What does a 20th-century Dutch graphic artist have in common with a contemporary Japanese design studio? No, this is not the set-up for a joke. The answer, which will be explored in the National Gallery of Victoria’s (NGV) summer exhibition Escher X nendo | Between Two Worlds, is a unique approach to design, and an interest in manipulating space, perspective and visual cues.
You are probably familiar with Escher’s mindboggling ‘impossible constructions’ – staircases that don’t lead anywhere, buildings that defy gravity and physics – and his metamorphosing shapes and patterns. A master of optical illusion, M.C. Escher (1898–1972) was known for his mathematically inspired prints, which explore perspective, reflection, symmetry and tessellation.

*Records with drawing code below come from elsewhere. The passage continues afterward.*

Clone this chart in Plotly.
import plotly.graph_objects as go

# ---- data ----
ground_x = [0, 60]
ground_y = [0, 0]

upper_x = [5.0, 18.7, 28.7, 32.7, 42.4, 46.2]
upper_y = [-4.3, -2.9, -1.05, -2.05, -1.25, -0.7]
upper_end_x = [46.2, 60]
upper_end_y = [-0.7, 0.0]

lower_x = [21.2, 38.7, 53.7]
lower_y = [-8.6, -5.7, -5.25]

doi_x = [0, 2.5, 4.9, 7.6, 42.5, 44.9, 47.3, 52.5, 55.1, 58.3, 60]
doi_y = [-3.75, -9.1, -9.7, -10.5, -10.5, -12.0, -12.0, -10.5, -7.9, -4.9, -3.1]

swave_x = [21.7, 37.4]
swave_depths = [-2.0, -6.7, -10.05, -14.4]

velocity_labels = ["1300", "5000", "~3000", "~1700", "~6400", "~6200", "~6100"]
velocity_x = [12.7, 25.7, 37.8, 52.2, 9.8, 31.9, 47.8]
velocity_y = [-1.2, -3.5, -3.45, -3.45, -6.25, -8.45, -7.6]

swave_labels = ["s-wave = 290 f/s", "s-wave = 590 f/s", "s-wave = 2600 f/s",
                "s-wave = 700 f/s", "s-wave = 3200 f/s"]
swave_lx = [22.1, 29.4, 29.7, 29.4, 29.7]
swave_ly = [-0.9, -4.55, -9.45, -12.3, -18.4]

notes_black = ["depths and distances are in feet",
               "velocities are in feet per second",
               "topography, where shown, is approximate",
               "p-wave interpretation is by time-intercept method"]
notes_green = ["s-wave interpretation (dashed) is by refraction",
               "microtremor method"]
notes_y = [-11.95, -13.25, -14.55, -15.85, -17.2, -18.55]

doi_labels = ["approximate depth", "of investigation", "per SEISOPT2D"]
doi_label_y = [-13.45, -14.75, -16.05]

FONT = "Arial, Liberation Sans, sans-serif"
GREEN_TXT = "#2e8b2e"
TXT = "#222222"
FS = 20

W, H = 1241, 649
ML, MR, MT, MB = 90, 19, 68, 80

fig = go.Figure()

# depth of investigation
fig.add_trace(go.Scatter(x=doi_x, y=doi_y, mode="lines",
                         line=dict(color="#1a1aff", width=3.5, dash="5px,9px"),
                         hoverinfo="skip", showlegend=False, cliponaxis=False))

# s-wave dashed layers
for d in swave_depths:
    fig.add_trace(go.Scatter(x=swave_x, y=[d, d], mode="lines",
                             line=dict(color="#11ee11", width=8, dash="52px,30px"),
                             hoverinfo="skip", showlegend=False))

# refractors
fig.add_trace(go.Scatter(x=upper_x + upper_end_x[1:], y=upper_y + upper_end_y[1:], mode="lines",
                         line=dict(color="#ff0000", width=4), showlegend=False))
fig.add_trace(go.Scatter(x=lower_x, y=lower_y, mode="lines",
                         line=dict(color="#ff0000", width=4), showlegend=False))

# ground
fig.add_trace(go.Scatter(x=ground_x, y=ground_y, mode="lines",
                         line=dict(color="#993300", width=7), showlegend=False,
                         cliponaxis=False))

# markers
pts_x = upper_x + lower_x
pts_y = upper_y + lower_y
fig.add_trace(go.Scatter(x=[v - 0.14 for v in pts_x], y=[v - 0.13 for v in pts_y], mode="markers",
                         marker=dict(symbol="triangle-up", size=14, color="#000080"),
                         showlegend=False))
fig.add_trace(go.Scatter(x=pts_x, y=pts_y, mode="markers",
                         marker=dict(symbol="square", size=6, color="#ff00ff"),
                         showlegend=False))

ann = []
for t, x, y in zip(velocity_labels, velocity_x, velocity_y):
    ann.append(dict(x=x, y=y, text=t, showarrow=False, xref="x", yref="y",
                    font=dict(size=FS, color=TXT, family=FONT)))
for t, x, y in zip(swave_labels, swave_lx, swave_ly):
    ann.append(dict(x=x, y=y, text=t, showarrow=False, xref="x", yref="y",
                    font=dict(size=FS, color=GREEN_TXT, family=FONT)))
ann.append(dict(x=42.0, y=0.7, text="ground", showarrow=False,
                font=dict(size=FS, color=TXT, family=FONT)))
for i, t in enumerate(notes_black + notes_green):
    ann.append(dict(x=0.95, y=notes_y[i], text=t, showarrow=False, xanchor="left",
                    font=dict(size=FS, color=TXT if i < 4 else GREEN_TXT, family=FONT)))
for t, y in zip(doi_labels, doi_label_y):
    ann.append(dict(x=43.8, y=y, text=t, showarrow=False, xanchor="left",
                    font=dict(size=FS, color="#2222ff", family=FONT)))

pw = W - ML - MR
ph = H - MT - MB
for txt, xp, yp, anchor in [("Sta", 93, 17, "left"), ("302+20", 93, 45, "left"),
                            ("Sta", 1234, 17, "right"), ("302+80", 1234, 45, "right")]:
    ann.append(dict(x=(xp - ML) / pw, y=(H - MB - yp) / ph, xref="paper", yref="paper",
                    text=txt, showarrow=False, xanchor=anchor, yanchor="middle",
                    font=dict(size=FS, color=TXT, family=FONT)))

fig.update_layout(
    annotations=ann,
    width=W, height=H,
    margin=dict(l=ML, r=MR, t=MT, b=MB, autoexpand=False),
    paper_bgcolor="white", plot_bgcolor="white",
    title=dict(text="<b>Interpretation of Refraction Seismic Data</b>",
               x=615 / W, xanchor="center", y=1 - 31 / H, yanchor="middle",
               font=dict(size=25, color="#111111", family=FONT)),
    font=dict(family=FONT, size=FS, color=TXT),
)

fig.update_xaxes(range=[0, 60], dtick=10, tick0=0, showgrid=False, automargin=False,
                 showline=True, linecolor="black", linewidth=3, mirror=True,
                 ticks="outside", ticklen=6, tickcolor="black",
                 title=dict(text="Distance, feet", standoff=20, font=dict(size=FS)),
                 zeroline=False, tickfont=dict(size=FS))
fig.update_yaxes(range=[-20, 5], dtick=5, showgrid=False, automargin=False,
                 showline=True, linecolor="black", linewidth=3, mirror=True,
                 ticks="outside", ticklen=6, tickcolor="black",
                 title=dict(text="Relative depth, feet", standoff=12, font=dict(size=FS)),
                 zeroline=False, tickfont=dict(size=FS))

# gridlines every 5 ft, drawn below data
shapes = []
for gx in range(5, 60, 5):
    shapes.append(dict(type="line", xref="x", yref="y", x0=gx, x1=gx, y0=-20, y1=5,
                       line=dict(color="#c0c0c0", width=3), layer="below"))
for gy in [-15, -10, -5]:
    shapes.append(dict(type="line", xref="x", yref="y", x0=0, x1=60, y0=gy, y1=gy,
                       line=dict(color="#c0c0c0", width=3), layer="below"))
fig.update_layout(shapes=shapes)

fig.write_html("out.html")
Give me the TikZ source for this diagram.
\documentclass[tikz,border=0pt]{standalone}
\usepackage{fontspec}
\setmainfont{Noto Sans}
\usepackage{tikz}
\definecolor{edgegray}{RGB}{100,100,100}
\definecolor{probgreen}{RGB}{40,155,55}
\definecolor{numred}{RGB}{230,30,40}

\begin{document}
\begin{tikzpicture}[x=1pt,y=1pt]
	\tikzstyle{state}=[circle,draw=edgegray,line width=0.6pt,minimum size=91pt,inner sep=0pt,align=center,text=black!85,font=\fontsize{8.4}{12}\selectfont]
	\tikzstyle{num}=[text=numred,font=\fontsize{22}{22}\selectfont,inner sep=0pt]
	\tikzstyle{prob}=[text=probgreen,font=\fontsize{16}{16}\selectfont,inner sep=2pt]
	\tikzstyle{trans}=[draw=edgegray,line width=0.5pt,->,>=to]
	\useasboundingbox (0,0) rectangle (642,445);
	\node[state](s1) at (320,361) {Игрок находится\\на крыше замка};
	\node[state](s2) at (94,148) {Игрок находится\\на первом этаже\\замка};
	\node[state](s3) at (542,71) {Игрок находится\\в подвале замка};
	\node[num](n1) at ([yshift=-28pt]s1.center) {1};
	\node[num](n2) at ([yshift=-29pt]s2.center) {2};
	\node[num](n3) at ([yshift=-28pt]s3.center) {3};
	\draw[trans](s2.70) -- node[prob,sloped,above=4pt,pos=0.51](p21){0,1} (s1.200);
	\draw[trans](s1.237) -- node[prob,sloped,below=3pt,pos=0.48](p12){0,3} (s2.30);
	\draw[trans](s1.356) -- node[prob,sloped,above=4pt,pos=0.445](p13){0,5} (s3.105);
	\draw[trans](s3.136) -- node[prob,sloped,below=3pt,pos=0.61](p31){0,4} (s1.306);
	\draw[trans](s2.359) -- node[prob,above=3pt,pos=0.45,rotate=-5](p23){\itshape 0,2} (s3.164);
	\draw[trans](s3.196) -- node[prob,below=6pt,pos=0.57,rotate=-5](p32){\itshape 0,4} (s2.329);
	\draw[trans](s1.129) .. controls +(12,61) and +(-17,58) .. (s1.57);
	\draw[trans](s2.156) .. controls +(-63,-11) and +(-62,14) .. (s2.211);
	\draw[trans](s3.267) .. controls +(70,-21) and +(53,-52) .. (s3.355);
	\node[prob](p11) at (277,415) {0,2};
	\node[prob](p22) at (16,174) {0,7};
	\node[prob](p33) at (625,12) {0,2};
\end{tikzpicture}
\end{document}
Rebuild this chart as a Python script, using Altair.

Between Two Worlds will feature more than 150 prints and drawings by Escher, loaned from the Gemeentemuseum in The Hague, which houses the world’s largest collection of Escher’s work. The works will be presented within an immersive exhibition environment, especially created by acclaimed Japanese design studio, nendo.
Escher was interested in the paradox of presenting three-dimensional objects on a two-dimensional plane. The pairing of Escher and studio nendo was conceptualised as a way for the NGV to present Escher’s imaginary world within a three-dimensional reality. Using the universally recognised motif of a house (which will appear in various forms) as the basis for their exhibition design, nendo have drawn from Escher’s playful work process to create their installation.
Oki Sato, chief designer and founder of nendo, says that the exhibition design is intended to allow visitors “to experience Escher’s world in a very physical way. It’s as if they are walking inside Escher’s mind, but seeing the exhibition through their own eyes.”